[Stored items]
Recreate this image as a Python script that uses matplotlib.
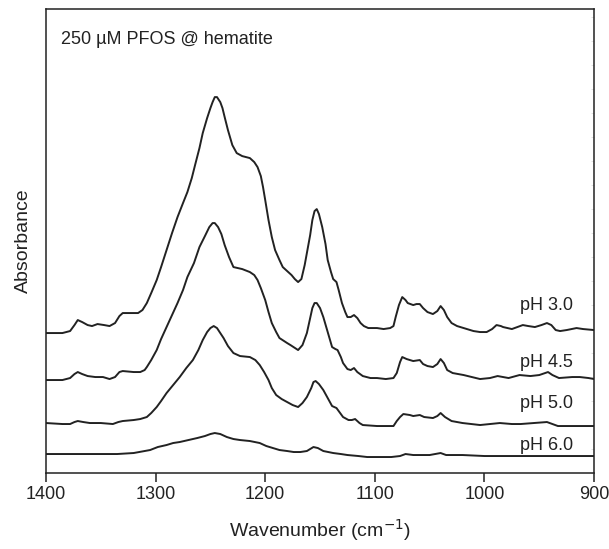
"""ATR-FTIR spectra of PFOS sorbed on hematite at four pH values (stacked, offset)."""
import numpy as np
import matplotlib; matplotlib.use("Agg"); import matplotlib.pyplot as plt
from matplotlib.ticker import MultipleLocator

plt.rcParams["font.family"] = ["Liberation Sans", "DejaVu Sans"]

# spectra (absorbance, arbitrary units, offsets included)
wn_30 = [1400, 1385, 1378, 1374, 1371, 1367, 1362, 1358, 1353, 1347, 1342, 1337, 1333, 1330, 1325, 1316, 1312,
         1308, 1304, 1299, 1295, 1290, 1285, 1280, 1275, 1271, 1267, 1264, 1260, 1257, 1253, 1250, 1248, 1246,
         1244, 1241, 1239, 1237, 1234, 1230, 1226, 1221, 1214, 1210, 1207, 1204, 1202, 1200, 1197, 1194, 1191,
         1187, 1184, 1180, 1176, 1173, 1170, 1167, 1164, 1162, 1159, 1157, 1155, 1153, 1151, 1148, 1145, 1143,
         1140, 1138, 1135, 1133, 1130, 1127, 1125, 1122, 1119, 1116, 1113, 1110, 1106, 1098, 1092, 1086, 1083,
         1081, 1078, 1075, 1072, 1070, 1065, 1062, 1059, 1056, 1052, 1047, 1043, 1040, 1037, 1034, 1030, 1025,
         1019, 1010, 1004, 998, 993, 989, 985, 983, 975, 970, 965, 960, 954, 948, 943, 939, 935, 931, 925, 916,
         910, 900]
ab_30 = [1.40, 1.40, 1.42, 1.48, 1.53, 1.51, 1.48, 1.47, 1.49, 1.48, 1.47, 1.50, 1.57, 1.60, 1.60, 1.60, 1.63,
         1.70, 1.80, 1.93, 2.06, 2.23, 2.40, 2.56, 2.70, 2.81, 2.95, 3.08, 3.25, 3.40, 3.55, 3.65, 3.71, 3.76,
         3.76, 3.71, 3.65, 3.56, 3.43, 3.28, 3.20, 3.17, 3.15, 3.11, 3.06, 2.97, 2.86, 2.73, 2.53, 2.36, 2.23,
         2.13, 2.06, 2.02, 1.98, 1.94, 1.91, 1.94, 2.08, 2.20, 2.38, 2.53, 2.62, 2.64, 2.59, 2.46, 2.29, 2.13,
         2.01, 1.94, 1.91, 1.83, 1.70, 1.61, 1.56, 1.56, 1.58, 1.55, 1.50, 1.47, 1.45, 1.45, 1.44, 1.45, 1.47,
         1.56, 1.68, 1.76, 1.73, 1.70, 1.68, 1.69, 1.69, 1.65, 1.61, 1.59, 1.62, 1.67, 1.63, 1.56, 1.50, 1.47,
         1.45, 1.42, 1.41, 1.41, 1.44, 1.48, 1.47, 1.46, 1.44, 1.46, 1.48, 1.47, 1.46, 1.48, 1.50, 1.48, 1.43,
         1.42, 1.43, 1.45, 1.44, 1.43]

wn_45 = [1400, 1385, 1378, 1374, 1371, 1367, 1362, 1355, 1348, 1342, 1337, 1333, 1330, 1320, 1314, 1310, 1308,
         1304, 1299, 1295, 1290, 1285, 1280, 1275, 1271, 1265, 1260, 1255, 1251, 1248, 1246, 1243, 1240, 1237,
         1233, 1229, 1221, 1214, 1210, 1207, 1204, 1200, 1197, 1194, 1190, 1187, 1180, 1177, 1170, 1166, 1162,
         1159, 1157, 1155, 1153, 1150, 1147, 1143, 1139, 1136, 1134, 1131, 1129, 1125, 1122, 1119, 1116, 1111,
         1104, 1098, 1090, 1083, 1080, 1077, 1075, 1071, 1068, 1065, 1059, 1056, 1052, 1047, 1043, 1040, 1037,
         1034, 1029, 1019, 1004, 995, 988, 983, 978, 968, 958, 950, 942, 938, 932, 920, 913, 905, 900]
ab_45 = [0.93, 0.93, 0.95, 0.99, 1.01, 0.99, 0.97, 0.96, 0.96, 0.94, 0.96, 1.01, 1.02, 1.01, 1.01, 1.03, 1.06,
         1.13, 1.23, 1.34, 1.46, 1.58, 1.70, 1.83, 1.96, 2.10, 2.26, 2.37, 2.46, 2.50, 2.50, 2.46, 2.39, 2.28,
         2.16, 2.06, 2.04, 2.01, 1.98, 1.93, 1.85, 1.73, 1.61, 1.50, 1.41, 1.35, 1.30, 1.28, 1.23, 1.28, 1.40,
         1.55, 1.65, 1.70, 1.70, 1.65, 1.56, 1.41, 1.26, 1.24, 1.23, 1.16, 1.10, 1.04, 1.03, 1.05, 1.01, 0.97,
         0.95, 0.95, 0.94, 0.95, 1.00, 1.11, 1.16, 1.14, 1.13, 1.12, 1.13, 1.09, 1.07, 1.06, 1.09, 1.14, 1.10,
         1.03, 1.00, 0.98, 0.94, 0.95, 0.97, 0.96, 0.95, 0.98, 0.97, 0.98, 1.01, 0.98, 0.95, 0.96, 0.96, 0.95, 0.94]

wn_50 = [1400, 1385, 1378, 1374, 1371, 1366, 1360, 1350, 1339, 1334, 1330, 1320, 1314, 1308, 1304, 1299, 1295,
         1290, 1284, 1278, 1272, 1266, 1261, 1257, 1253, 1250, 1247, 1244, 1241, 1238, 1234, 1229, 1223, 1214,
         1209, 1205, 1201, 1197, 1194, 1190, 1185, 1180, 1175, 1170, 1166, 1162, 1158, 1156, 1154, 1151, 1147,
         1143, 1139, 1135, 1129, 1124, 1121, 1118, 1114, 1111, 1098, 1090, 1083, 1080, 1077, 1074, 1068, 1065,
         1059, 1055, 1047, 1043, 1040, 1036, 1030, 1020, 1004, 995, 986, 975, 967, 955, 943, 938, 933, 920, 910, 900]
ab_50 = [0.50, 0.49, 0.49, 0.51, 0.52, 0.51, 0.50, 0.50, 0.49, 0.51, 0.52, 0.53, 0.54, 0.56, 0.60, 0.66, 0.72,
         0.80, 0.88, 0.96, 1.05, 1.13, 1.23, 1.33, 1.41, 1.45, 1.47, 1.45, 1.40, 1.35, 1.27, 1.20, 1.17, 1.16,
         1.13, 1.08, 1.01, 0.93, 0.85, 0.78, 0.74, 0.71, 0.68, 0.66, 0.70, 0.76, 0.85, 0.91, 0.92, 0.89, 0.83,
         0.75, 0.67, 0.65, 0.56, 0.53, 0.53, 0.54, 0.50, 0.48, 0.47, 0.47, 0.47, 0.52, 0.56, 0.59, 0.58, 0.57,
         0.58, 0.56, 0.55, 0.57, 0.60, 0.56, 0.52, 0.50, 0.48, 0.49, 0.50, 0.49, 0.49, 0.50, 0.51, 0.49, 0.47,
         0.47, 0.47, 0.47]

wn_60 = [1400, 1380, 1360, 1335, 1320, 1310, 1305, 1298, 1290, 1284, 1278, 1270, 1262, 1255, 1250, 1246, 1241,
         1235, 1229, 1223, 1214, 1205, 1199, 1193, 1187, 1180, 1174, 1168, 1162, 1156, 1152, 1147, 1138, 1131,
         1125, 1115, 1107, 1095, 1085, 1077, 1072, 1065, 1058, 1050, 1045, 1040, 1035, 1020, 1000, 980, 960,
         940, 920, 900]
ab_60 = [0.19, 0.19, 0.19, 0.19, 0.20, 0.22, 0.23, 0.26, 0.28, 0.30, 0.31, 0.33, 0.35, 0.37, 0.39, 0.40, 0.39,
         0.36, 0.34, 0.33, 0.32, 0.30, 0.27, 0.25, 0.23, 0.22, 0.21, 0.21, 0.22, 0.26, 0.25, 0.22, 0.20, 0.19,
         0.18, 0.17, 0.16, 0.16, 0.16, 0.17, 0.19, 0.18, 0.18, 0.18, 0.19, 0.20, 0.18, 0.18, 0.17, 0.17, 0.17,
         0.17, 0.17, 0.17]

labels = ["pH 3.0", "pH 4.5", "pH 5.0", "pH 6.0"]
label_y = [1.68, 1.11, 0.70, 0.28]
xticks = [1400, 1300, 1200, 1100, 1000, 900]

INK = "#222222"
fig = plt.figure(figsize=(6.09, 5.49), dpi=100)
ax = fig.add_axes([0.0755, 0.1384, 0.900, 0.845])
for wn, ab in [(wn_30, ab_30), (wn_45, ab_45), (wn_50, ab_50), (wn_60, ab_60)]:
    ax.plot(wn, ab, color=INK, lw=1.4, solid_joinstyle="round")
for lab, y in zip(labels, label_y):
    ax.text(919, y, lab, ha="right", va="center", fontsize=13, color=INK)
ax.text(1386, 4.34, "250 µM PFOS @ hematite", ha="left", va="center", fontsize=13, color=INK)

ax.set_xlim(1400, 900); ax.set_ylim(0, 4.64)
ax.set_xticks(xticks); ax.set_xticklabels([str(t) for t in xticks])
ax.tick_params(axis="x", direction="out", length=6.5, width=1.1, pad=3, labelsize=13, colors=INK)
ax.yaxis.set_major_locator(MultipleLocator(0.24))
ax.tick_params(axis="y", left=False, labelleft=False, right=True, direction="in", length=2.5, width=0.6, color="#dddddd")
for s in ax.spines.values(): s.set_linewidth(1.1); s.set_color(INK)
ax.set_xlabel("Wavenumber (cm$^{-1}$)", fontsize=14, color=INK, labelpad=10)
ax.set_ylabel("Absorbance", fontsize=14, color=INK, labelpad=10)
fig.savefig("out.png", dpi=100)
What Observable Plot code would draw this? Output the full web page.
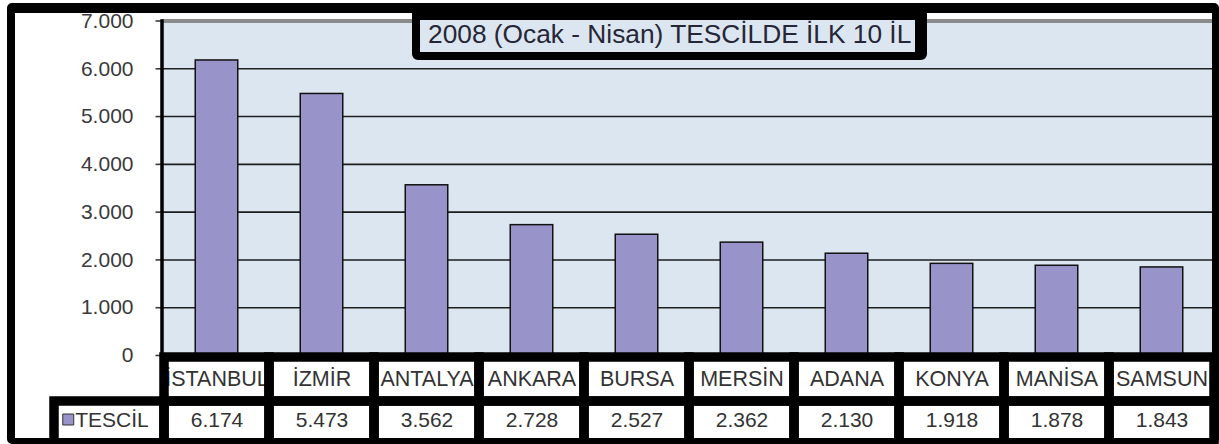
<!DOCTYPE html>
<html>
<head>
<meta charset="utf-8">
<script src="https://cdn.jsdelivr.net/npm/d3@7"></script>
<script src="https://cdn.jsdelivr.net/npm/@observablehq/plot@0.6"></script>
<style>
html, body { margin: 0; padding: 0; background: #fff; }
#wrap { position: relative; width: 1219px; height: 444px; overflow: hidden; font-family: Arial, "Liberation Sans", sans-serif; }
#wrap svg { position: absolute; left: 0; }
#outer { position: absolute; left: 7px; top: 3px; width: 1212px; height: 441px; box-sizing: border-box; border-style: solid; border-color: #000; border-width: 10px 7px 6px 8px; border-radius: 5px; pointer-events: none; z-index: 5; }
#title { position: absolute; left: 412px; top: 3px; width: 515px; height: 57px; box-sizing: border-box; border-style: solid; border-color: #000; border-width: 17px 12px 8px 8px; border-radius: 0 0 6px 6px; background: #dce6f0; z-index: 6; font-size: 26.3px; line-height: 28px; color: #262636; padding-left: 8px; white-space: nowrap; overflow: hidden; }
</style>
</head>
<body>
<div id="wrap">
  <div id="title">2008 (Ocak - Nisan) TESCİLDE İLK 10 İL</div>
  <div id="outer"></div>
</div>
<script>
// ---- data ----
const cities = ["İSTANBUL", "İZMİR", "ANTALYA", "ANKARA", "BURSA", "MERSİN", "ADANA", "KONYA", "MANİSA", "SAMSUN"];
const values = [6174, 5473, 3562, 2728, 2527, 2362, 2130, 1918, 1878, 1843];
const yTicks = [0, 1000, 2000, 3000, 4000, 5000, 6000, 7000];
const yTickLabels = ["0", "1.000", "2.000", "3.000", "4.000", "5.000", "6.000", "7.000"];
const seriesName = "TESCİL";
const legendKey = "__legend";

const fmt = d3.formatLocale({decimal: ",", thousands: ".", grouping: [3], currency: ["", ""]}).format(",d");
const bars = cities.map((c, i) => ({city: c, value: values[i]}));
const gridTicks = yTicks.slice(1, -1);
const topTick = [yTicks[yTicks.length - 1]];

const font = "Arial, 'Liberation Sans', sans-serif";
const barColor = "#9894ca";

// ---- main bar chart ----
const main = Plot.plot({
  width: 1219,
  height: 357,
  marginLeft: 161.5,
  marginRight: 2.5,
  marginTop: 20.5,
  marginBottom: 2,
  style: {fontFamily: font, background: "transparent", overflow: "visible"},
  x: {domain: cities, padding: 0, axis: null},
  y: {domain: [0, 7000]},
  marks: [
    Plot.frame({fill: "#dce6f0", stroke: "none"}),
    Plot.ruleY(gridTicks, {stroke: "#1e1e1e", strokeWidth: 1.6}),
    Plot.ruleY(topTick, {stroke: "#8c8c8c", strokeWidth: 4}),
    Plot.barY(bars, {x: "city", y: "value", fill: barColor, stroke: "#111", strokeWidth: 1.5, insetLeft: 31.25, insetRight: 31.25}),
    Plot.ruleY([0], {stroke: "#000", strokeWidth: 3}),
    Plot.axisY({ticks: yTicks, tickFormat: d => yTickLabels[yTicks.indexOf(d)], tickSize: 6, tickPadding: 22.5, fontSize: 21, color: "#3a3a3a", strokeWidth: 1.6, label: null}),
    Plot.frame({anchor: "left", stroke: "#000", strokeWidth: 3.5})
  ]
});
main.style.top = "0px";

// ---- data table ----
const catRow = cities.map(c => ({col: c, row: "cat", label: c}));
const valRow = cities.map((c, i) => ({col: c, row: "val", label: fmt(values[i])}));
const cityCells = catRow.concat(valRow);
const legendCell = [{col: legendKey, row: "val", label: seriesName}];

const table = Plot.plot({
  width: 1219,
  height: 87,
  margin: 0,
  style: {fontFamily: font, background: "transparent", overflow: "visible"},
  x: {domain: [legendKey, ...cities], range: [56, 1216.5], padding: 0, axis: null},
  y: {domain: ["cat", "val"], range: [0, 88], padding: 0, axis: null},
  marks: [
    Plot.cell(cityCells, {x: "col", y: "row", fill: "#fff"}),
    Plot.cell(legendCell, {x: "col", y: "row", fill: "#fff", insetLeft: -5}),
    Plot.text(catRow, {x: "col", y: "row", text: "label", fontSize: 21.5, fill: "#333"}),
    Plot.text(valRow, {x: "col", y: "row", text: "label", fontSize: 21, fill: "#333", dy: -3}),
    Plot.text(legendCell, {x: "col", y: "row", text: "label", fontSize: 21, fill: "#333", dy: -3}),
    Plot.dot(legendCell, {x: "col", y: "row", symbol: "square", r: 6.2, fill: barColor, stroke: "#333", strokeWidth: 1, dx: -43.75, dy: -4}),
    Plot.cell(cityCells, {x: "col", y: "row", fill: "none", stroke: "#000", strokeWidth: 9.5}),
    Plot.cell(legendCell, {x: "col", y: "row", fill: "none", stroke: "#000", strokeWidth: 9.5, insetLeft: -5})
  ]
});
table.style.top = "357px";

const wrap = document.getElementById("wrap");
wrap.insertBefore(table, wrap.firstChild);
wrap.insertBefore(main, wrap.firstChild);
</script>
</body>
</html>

Directive: Only the number is wanted: how many lines of the data contain the word "this"?

Exercise output: 2